All the cement disappeared from Estonia, because it was needed in Ukraine, and more food came into Estonia from Ukraine and Belarus than ever before. Talvi forbade her mother from buying it. Aliide said, yes, yes. But what else was she going to buy? Pure Estonian food was needed in Moscow, and Estonia got the food that Moscow didn’t happen to want.
***
Later Aliide heard the stories of fields covered in dolomite and trains filled with evacuees, children crying, soldiers driving families from their homes, and strange flakes, strangely glittering, that filled their yards, and children trying to catch them as they fell, and little girls wanting to wear them in their hair for decoration, but then the flakes disappeared, and so did the children’s hair. One day the Priks woman grabbed Aliide by the arm at the market and whispered to her. Thank God her son had broken his leg. Thank God he knew to do that. She said that her son’s friends, the ones who ended up in the draft, had told her about what had happened there. And they weren’t happy about the higher pay they got in Chernobyl, and fear radiated from them. They had seen people swell up until they were unrecognizable. People mourning the loss of their homes, farmers returning to secretly work their fields in the forbidden zone. Houses that were left empty and were robbed and the goods sold at the market square: televisions, tape recorders, and radios spread all over the country; motorcycles and Crimean shearling coats, too. They had killed the dogs and cats and filled endless graves with them. The stench of rotten meat, houses, trees, and land buried, layers of earth stripped away, onions, heads of cabbage, and shrubbery buried in pits. People asked them if it was the end of the world, or a war, or what? And who were they fighting against, and who was going to win? Old ladies endlessly crossing themselves. Endless drinking of vodka and home brew.

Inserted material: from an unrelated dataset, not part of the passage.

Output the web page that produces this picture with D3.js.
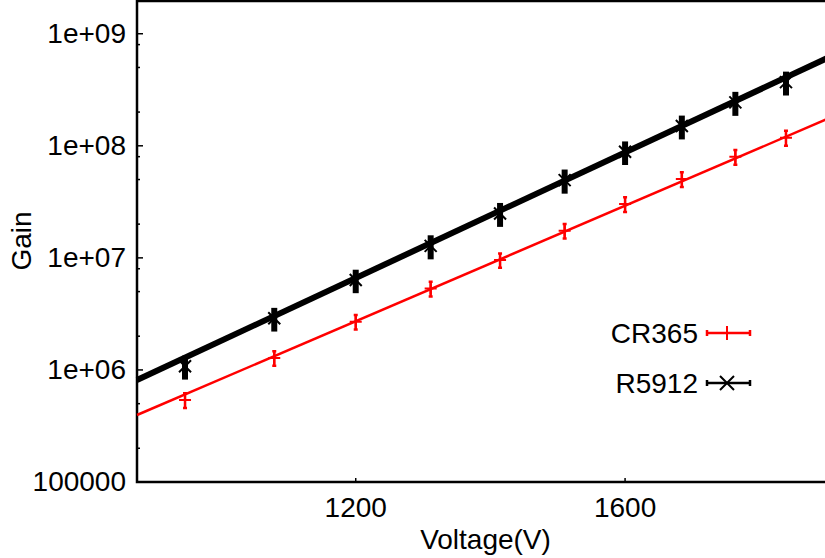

Most of all, the Priks woman stressed what one boy had told the people who were leaving: Never tell anyone that you were at Chernobyl, because every girl will give you the boot if she hears that. Never tell anyone, because no one will want to have children with you. Mrs. Priks said that her son had a fri
end whose wife had left him and taken the children with her, because she didn’t want him touching the children and contaminating them. She’d also heard about another one of the Chernobyl men left by his wife when she started having nightmares. She dreamed about three-headed calves being born one after another, cats with scales instead of fur, legless pigs. She couldn’t bear the dreams anymore and couldn’t bear being near her husband, so she’d left for someplace healthier.